PROVIDED MATERIAL =>
========
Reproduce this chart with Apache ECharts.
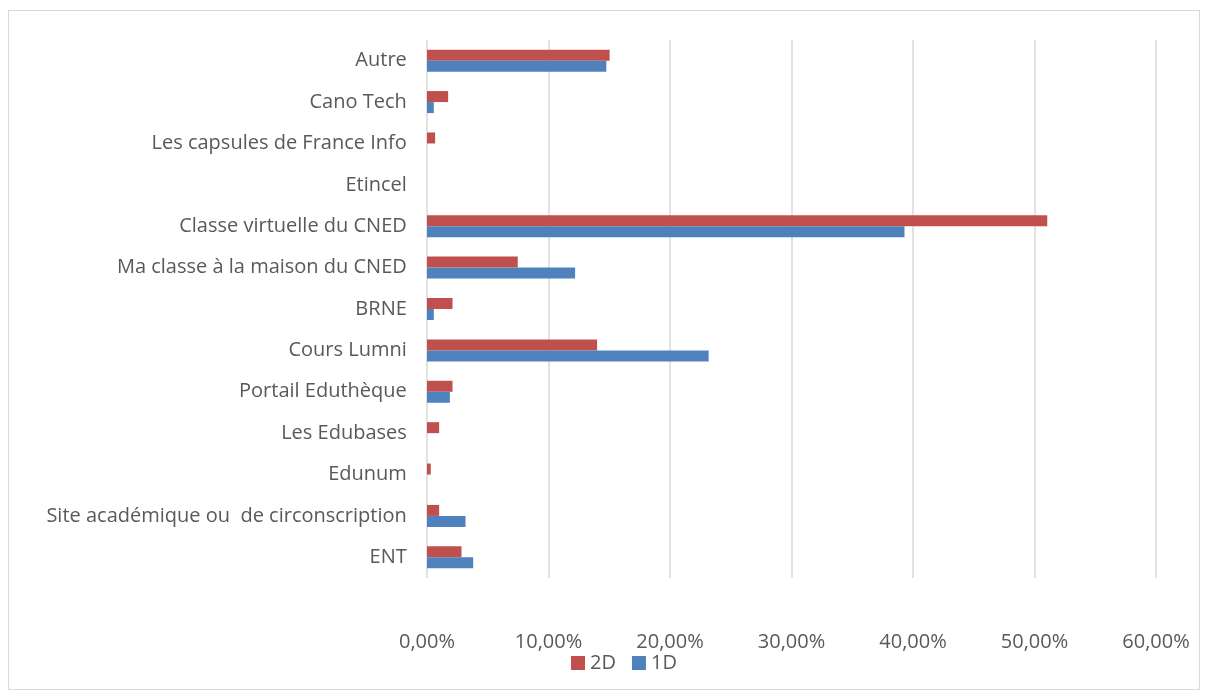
<!DOCTYPE html>
<html lang="fr">
<head>
    <meta charset="UTF-8">
    <title>Ressources utilisées</title>
    <script src="https://cdn.jsdelivr.net/npm/echarts@6/dist/echarts.min.js"></script>
    <style>
        body {
            margin: 0;
            background-color: #fff;
        }
        #chart-container {
            position: absolute;
            left: 8px;
            top: 10px;
            width: 1192px;
            height: 680px;
            border: 1px solid #d9d9d9;
            box-sizing: border-box;
        }
    </style>
</head>
<body>
    <div id="chart-container"></div>
    <script>
        // catégories, de bas en haut
        var categories = [
            'ENT ',
            'Site académique ou  de circonscription ',
            'Edunum ',
            'Les Edubases ',
            'Portail Eduthèque ',
            'Cours Lumni ',
            'BRNE ',
            'Ma classe à la maison du CNED ',
            'Classe virtuelle du CNED ',
            'Etincel ',
            'Les capsules de France Info ',
            'Cano Tech ',
            'Autre '
        ];
        var values2D = [2.84, 1.0, 0.31, 1.0, 2.1, 14.0, 2.1, 7.47, 51.05, 0, 0.67, 1.74, 15.03];
        var values1D = [3.8, 3.17, 0, 0, 1.88, 23.18, 0.56, 12.19, 39.3, 0, 0, 0.56, 14.76];

        var chart = echarts.init(document.getElementById('chart-container'));
        var font = "'Open Sans', 'Liberation Sans', sans-serif";

        var option = {
            animation: false,
            textStyle: { fontFamily: font },
            grid: {
                left: 418,
                right: 43,
                top: 29,
                bottom: 111
            },
            legend: {
                bottom: 11,
                left: 557,
                itemWidth: 14,
                itemHeight: 14,
                itemGap: 16,
                icon: 'rect',
                textStyle: { fontSize: 20, color: '#595959', fontFamily: font },
                data: ['2D', '1D']
            },
            xAxis: {
                type: 'value',
                min: 0,
                max: 60,
                interval: 10,
                axisLine: { show: false },
                axisTick: { show: false },
                axisLabel: {
                    fontSize: 20,
                    color: '#595959',
                    margin: 54,
                    formatter: function (v) { return v.toFixed(2).replace('.', ',') + '%'; }
                },
                splitLine: { lineStyle: { color: '#d9d9d9', width: 1.5 } }
            },
            yAxis: {
                type: 'category',
                data: categories,
                axisLine: { show: false },
                axisTick: { show: false },
                axisLabel: {
                    fontSize: 20,
                    color: '#595959',
                    margin: 15
                }
            },
            series: [
                {
                    name: '2D',
                    type: 'bar',
                    data: values2D,
                    barWidth: 11,
                    barGap: '0%',
                    itemStyle: { color: '#c0504d' }
                },
                {
                    name: '1D',
                    type: 'bar',
                    data: values1D,
                    barWidth: 11,
                    barGap: '0%',
                    itemStyle: { color: '#4f81bd' }
                }
            ]
        };

        chart.setOption(option);
    </script>
</body>
</html>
========
Copy the whole listing above word for word but do not carry over the pictures.

Reproduce this chart with Apache ECharts.
<!DOCTYPE html>
<html lang="fr">
<head>
    <meta charset="UTF-8">
    <title>Ressources utilisées</title>
    <script src="https://cdn.jsdelivr.net/npm/echarts@6/dist/echarts.min.js"></script>
    <style>
        body {
            margin: 0;
            background-color: #fff;
        }
        #chart-container {
            position: absolute;
            left: 8px;
            top: 10px;
            width: 1192px;
            height: 680px;
            border: 1px solid #d9d9d9;
            box-sizing: border-box;
        }
    </style>
</head>
<body>
    <div id="chart-container"></div>
    <script>
        // catégories, de bas en haut
        var categories = [
            'ENT ',
            'Site académique ou  de circonscription ',
            'Edunum ',
            'Les Edubases ',
            'Portail Eduthèque ',
            'Cours Lumni ',
            'BRNE ',
            'Ma classe à la maison du CNED ',
            'Classe virtuelle du CNED ',
            'Etincel ',
            'Les capsules de France Info ',
            'Cano Tech ',
            'Autre '
        ];
        var values2D = [2.84, 1.0, 0.31, 1.0, 2.1, 14.0, 2.1, 7.47, 51.05, 0, 0.67, 1.74, 15.03];
        var values1D = [3.8, 3.17, 0, 0, 1.88, 23.18, 0.56, 12.19, 39.3, 0, 0, 0.56, 14.76];

        var chart = echarts.init(document.getElementById('chart-container'));
        var font = "'Open Sans', 'Liberation Sans', sans-serif";

        var option = {
            animation: false,
            textStyle: { fontFamily: font },
            grid: {
                left: 418,
                right: 43,
                top: 29,
                bottom: 111
            },
            legend: {
                bottom: 11,
                left: 557,
                itemWidth: 14,
                itemHeight: 14,
                itemGap: 16,
                icon: 'rect',
                textStyle: { fontSize: 20, color: '#595959', fontFamily: font },
                data: ['2D', '1D']
            },
            xAxis: {
                type: 'value',
                min: 0,
                max: 60,
                interval: 10,
                axisLine: { show: false },
                axisTick: { show: false },
                axisLabel: {
                    fontSize: 20,
                    color: '#595959',
                    margin: 54,
                    formatter: function (v) { return v.toFixed(2).replace('.', ',') + '%'; }
                },
                splitLine: { lineStyle: { color: '#d9d9d9', width: 1.5 } }
            },
            yAxis: {
                type: 'category',
                data: categories,
                axisLine: { show: false },
                axisTick: { show: false },
                axisLabel: {
                    fontSize: 20,
                    color: '#595959',
                    margin: 15
                }
            },
            series: [
                {
                    name: '2D',
                    type: 'bar',
                    data: values2D,
                    barWidth: 11,
                    barGap: '0%',
                    itemStyle: { color: '#c0504d' }
                },
                {
                    name: '1D',
                    type: 'bar',
                    data: values1D,
                    barWidth: 11,
                    barGap: '0%',
                    itemStyle: { color: '#4f81bd' }
                }
            ]
        };

        chart.setOption(option);
    </script>
</body>
</html>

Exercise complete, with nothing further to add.